He did not speak on behalf the program.
Capping capacity for the time being helps U.S. airlines, the most
profitable in aviation, as they try not to overshoot demand to keep
fares from falling.
Airlines for America, the trade group representing the largest U.S.
carriers, said in a statement it supports efforts to liberalize
aviation markets even though challenging issues must still be
resolved.
An executive at state-controlled Air China Ltd said the airline had
not been affected by the slow pace of bilateral talks but might be
in the future if it needed to add more flights.
In the long run, the biggest U.S. carriers are keen on an Open Skies
agreement as it would allow airline partners to request immunity
from antitrust law.
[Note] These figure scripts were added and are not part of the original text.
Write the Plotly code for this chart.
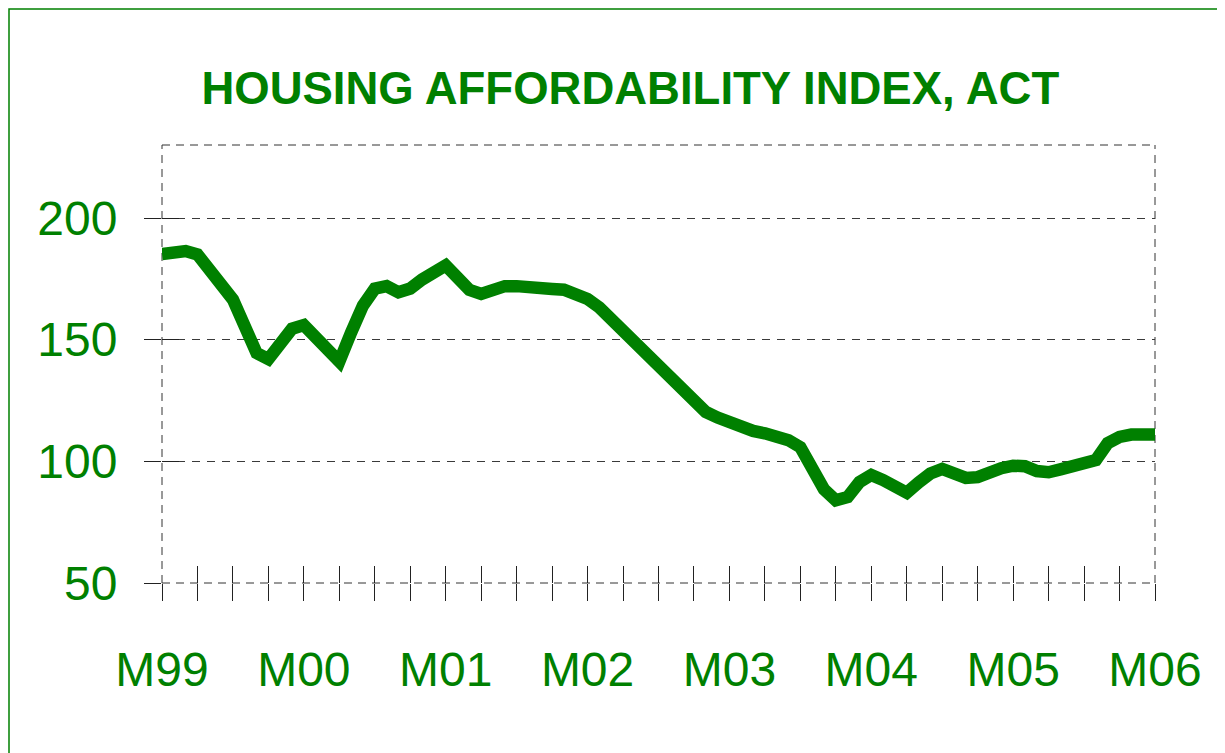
import plotly.graph_objects as go

# ---- data -------------------------------------------------------------
title_text = "HOUSING AFFORDABILITY INDEX, ACT"
year_labels = ["M99", "M00", "M01", "M02", "M03", "M04", "M05", "M06"]
months = list(range(85))  # monthly observations, M99 .. M06
index_values = [
    185.2, 185.8, 186.4, 185.0, 178.5, 172.5, 166.5, 155.5, 144.5, 142.0,
    147.5, 154.5, 156.0, 151.0, 145.0, 141.0, 153.0, 164.0, 171.0, 172.0,
    169.5, 171.0, 174.7, 178.3, 180.5, 175.5, 170.5, 168.8, 170.2, 172.0,
    172.0, 172.0, 171.5, 170.8, 170.5, 169.0, 166.7, 163.2, 158.5, 153.5,
    148.6, 143.8, 138.9, 134.0, 129.2, 124.8, 120.3, 118.0, 116.0, 114.0,
    112.5, 111.5, 110.5, 108.7, 105.8, 98.0, 88.5, 84.0, 85.3, 91.5,
    94.4, 92.3, 89.9, 87.1, 91.3, 95.0, 96.9, 95.2, 93.2, 93.5,
    96.0, 97.2, 98.2, 98.0, 96.0, 95.5, 96.7, 97.9, 98.8, 100.5,
    107.5, 110.0, 111.0, 111.0, 111.0,
]
y_ticks = [50, 100, 150, 200]
y_range = [50, 230]

GREEN = "#008000"
GRID = "#3a3a3a"
FONT = "Liberation Sans, Arial, sans-serif"

year_ticks = [months[i] for i in range(0, len(months), 12)]
quarter_ticks = [months[i] for i in range(0, len(months), 3)]
x_range = [months[0], months[-1]]

fig = go.Figure()
fig.add_trace(go.Scatter(
    x=months, y=index_values, mode="lines",
    line=dict(color=GREEN, width=12.5),
    showlegend=False, hoverinfo="skip",
))
# invisible trace to carry the overlay axes (inside half of crossing ticks)
fig.add_trace(go.Scatter(
    x=[None], y=[None], xaxis="x2", yaxis="y2",
    showlegend=False, hoverinfo="skip",
))

fig.update_layout(
    width=1225, height=753,
    margin=dict(l=154, r=78, t=137, b=178, pad=0),
    paper_bgcolor="white", plot_bgcolor="white",
    font=dict(family=FONT, color=GREEN),
    title=dict(
        text=title_text, x=0.508, xanchor="center", y=0.894, yanchor="middle",
        font=dict(size=45.5, color=GREEN, family=FONT, weight="bold"),
    ),
    xaxis=dict(
        range=x_range, tickmode="array", tickvals=year_ticks, ticktext=year_labels,
        ticks="outside", ticklen=17, tickcolor="#222", tickwidth=1,
        minor=dict(tickmode="array", tickvals=quarter_ticks, ticks="outside",
                   ticklen=17, tickcolor="#222", tickwidth=1, showgrid=False),
        showgrid=False, zeroline=False, showline=False,
        tickfont=dict(size=48, color=GREEN, family=FONT),
        ticklabelstandoff=27,
    ),
    xaxis2=dict(
        range=x_range, overlaying="x", anchor="y", side="bottom",
        tickmode="array", tickvals=quarter_ticks, ticks="inside", ticklen=17,
        tickcolor="#222", tickwidth=1, showticklabels=False,
        showgrid=False, zeroline=False, showline=False,
    ),
    yaxis=dict(
        range=y_range, tickmode="array", tickvals=y_ticks,
        ticks="outside", ticklen=17, tickcolor="#222", tickwidth=1,
        showgrid=True, griddash="8px,7px", gridcolor=GRID, gridwidth=1,
        zeroline=False, showline=False,
        tickfont=dict(size=48, color=GREEN, family=FONT),
        ticklabelstandoff=17,
    ),
    yaxis2=dict(
        range=y_range, overlaying="y", anchor="x", side="left",
        tickmode="array", tickvals=y_ticks, ticks="inside", ticklen=17,
        tickcolor="#222", tickwidth=1, showticklabels=False,
        showgrid=False, zeroline=False, showline=False,
    ),
)

# dashed plot-area frame
frame = dict(type="line", xref="paper", yref="paper",
             line=dict(color="#333", width=1, dash="8px,6px"), layer="below")
fig.add_shape(x0=0, x1=1, y0=1, y1=1, **frame)
fig.add_shape(x0=0, x1=1, y0=0, y1=0, **frame)
fig.add_shape(x0=0, x1=0, y0=0, y1=1, **frame)
fig.add_shape(x0=1, x1=1, y0=0, y1=1, **frame)

# thin green outer border around the whole chart
fig.add_shape(type="rect", xref="paper", yref="paper",
              x0=-153.0 / 993, x1=1066 / 993, y0=-177 / 438, y1=574.0 / 438,
              line=dict(color=GREEN, width=1.5), fillcolor="rgba(0,0,0,0)",
              layer="below")

fig.write_html("out.html")
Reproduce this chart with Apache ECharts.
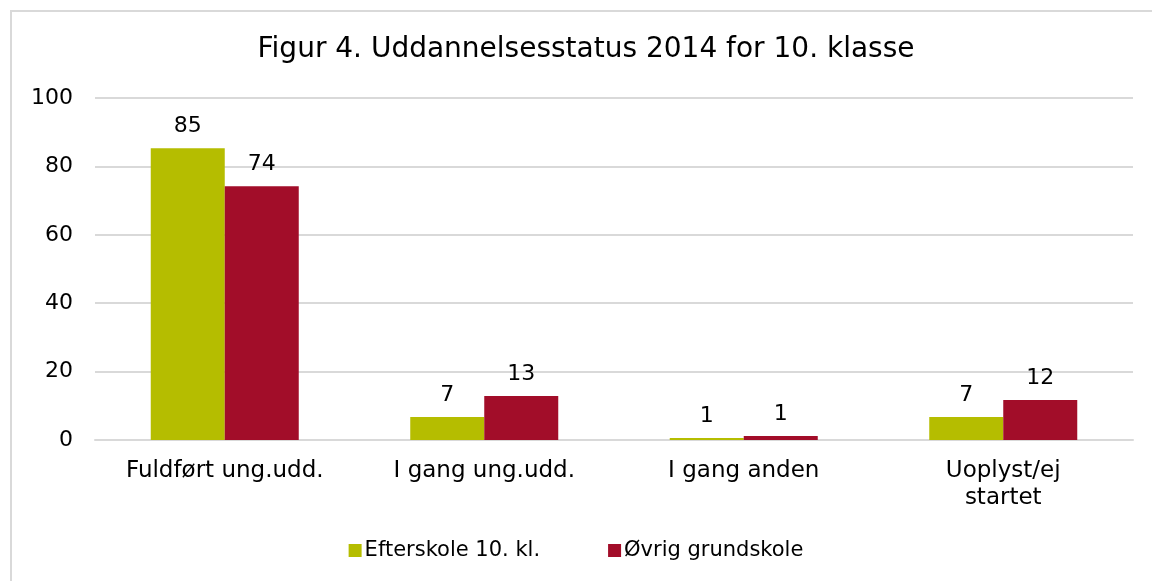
<!DOCTYPE html>
<html>
<head>
<meta charset="utf-8">
<script src="https://cdn.jsdelivr.net/npm/echarts@6/dist/echarts.min.js"></script>
<style>
  html, body { margin: 0; padding: 0; background: #fff; }
  #frame { position: absolute; left: 10px; top: 10px; width: 1160px; height: 600px; border: 2px solid #d9d9d9; box-sizing: border-box; }
  #chart { position: absolute; left: 0; top: 0; width: 1152px; height: 581px; }
</style>
</head>
<body>
<div id="frame"></div>
<div id="chart"></div>
<script>
var categories = ['Fuldført ung.udd.', 'I gang ung.udd.', 'I gang anden', 'Uoplyst/ej\nstartet']
var efterskole = [85.3, 6.7, 0.6, 6.7]
var ovrig = [74.2, 12.9, 1.2, 11.7]
var seriesNames = ['Efterskole 10. kl.', 'Øvrig grundskole']

var font = 'DejaVu Sans'
var chart = echarts.init(document.getElementById('chart'))

function barLabel(p) {
  return Math.round(p.value)
}

chart.setOption({
  animation: false,
  title: {
    text: 'Figur 4. Uddannelsesstatus 2014 for 10. klasse',
    left: 581,
    textAlign: 'center',
    top: 31,
    textStyle: { fontFamily: font, fontSize: 28, fontWeight: 'normal', color: '#000' }
  },
  legend: {
    bottom: 15,
    left: 'center',
    itemWidth: 13,
    itemHeight: 13,
    itemGap: 68,
    icon: 'rect',
    textStyle: { fontFamily: font, fontSize: 21, color: '#000', padding: [0, 0, 0, -2] },
    data: seriesNames
  },
  grid: { left: 95, right: 19, top: 98, bottom: 141 },
  xAxis: {
    type: 'category',
    data: categories,
    axisLine: { lineStyle: { color: '#d9d9d9', width: 2 } },
    axisTick: { show: false },
    axisLabel: { fontFamily: font, fontSize: 23, color: '#000', margin: 18, lineHeight: 27 }
  },
  yAxis: {
    type: 'value',
    min: 0,
    max: 100,
    interval: 20,
    axisLine: { show: false },
    axisTick: { show: false },
    splitLine: { lineStyle: { color: '#d9d9d9', width: 2 } },
    axisLabel: { fontFamily: font, fontSize: 22, color: '#000', margin: 22 }
  },
  series: [
    {
      name: seriesNames[0],
      type: 'bar',
      data: efterskole,
      barWidth: 74,
      barGap: '0%',
      itemStyle: { color: '#b5bd00' },
      label: { show: true, position: 'top', distance: 11, formatter: barLabel, fontFamily: font, fontSize: 22, color: '#000' }
    },
    {
      name: seriesNames[1],
      type: 'bar',
      data: ovrig,
      barWidth: 74,
      barGap: '0%',
      itemStyle: { color: '#a20d29' },
      label: { show: true, position: 'top', distance: 11, formatter: barLabel, fontFamily: font, fontSize: 22, color: '#000' }
    }
  ]
})
</script>
</body>
</html>
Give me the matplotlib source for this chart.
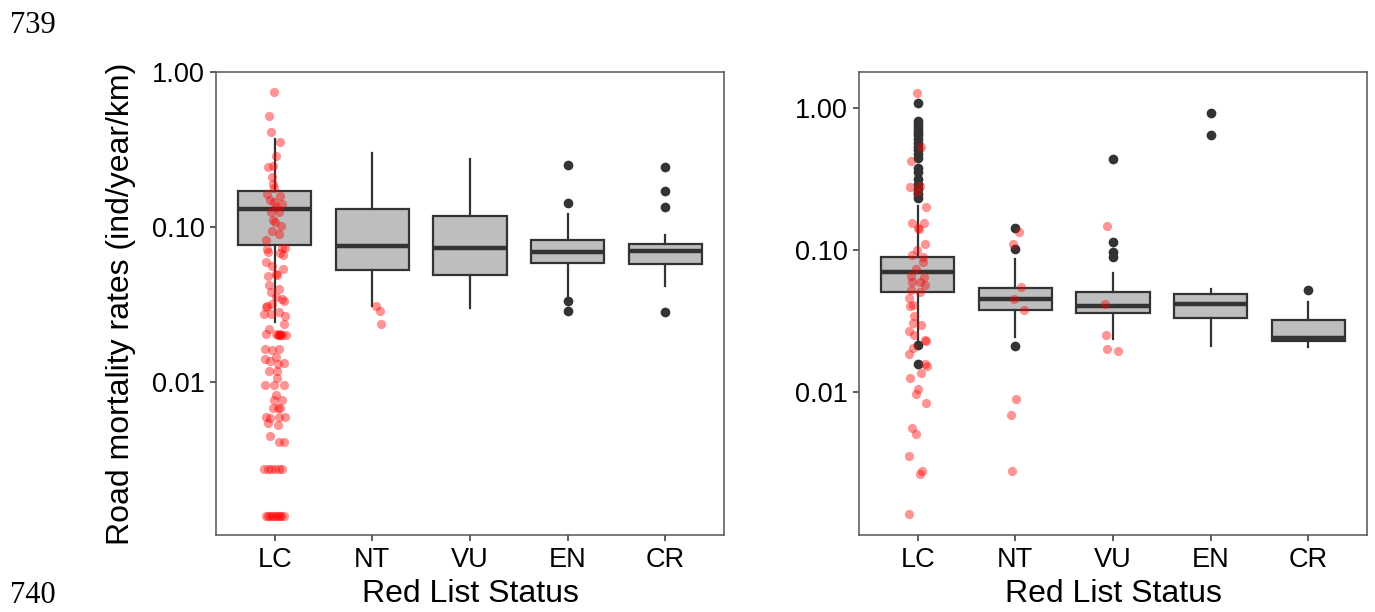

Joint ventures with Chinese carriers could then
crowd out smaller competitors and boost profits on trans-Pacific
routes.
United Continental Holdings Inc has told investors of its interest
in a Chinese joint venture once Open Skies are in place.
Delta Air Lines Inc is set to become the first U.S. airline to own
part of a Chinese peer, announcing plans last month to buy a 3.55
percent stake in China Eastern Airlines Corp Ltd for $450 million
and gaining an "observer" seat on the Chinese carrier's board.
(Reporting by Fang Yan in BEIJING and Jeffrey Dastin in NEW YORK;
Additional writing by Joseph White; Editing by Matthew Miller and
Edwina Gibbs)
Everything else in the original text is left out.